#### EXERCISE GOAL:
Skipping all pictures, set down the lines of the listing from the first through the one with "import plotly.graph_objects as go".

#### DATA SEGMENT:
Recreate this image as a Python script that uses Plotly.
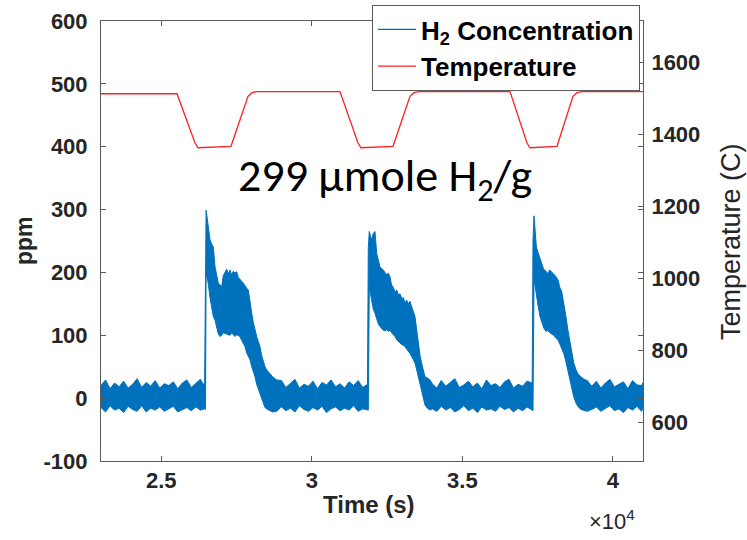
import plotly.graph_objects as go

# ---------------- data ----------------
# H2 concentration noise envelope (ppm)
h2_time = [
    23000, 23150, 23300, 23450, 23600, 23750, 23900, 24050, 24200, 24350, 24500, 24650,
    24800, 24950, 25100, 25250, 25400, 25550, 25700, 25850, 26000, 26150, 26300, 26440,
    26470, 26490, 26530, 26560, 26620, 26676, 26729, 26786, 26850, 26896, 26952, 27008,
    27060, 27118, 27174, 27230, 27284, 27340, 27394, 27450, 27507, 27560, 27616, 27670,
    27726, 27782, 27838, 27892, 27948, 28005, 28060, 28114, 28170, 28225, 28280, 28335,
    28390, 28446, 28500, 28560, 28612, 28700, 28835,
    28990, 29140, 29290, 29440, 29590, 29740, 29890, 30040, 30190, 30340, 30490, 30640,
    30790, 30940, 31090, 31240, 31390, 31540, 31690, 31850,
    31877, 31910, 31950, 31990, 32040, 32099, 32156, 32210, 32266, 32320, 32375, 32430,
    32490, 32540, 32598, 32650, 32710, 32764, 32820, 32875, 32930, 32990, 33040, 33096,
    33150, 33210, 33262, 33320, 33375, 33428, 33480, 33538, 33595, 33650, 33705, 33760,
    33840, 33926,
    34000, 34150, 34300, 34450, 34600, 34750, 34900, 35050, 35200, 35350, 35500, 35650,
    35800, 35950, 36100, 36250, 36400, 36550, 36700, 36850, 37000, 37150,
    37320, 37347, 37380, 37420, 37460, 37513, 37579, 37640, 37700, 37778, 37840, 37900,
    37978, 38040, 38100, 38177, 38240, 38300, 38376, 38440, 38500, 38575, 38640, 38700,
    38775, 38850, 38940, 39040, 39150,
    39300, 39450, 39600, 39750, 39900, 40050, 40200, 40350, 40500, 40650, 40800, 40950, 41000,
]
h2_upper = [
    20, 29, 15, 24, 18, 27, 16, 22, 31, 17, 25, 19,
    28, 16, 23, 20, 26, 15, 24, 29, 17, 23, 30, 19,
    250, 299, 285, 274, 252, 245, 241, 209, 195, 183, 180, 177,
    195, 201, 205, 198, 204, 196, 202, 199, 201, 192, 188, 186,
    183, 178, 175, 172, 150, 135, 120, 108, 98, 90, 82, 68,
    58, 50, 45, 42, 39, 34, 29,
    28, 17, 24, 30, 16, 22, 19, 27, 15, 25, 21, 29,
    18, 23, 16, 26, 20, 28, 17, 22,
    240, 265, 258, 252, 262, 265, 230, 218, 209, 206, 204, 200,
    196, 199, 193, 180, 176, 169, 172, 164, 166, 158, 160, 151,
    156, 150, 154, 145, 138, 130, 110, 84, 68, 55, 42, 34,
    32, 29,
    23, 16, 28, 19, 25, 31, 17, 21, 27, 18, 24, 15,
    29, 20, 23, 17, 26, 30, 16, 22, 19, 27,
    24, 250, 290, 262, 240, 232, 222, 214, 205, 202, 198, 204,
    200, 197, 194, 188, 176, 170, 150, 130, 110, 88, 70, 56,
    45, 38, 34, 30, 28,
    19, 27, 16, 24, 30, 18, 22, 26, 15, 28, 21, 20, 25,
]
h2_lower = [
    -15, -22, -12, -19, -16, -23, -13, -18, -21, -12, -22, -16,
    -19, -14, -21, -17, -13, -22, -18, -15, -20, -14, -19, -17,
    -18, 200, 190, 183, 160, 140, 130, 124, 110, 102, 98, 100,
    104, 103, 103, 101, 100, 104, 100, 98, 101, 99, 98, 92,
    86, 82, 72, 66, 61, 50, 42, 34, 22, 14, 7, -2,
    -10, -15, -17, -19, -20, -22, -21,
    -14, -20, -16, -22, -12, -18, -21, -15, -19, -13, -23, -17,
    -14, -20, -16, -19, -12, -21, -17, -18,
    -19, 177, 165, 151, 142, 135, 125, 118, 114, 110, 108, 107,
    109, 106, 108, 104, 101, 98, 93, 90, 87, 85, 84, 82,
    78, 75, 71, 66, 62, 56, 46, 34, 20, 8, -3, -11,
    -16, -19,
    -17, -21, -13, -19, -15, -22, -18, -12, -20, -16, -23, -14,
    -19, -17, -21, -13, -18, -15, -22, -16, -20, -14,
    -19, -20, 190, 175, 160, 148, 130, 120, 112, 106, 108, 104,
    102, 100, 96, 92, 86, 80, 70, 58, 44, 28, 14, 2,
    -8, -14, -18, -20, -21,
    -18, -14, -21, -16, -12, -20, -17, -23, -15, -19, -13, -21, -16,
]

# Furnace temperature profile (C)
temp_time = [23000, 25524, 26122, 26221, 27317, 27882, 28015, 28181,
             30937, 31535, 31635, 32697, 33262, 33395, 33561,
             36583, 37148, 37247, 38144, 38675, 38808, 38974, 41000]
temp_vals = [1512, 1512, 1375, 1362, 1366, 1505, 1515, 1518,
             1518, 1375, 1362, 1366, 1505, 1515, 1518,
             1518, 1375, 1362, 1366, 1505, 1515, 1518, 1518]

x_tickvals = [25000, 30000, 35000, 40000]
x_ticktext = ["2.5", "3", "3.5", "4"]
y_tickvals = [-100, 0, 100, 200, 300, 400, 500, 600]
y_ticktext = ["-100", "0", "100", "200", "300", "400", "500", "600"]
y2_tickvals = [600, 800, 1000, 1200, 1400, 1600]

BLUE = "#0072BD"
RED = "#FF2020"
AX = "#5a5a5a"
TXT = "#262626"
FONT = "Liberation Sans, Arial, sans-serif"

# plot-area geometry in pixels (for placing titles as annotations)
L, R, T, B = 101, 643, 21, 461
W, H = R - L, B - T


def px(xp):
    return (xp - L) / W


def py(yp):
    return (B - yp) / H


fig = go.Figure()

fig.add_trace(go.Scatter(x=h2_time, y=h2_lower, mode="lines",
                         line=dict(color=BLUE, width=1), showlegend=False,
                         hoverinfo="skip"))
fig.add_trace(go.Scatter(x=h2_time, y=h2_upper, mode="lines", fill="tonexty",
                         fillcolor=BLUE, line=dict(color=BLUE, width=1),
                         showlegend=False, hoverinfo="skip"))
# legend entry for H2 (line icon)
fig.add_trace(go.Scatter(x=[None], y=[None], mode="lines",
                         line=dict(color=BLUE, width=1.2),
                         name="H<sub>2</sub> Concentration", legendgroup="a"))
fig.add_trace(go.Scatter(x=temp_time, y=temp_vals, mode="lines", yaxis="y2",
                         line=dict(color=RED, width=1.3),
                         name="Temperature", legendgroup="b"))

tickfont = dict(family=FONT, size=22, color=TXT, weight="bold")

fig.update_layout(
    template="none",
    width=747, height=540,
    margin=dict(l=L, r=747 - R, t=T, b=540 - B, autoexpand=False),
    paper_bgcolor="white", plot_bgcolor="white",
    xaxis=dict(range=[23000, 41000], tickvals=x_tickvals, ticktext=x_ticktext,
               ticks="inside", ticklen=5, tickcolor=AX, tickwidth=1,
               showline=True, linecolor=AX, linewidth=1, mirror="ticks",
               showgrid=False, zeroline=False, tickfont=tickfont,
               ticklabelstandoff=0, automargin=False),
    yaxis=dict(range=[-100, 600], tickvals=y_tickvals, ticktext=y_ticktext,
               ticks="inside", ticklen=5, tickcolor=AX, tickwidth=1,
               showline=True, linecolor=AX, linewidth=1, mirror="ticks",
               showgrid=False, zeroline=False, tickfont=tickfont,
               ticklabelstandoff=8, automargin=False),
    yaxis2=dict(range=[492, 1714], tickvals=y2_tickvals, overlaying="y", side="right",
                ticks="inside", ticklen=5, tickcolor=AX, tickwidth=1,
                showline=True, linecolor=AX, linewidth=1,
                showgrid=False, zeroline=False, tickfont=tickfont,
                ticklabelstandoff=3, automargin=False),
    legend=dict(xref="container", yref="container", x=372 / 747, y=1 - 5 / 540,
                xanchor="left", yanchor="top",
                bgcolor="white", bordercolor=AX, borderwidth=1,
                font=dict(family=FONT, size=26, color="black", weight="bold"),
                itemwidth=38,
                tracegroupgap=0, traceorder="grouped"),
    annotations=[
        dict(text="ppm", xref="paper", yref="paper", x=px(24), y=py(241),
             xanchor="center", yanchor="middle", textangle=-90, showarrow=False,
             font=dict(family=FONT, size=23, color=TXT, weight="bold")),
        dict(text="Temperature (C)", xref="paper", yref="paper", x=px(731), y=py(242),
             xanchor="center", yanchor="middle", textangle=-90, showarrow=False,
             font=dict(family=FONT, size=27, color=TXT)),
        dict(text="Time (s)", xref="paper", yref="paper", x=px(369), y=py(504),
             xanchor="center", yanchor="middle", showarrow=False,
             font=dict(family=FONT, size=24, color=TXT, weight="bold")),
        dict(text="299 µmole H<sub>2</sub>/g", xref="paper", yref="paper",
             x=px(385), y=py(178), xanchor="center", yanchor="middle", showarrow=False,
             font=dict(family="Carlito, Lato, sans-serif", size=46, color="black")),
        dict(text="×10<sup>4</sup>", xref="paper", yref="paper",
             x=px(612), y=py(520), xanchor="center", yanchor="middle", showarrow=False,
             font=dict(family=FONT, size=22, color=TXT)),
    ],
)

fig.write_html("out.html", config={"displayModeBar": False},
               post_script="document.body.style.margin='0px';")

#### SOLUTION TO THIS EXERCISE:
Recreate this image as a Python script that uses Plotly.
import plotly.graph_objects as go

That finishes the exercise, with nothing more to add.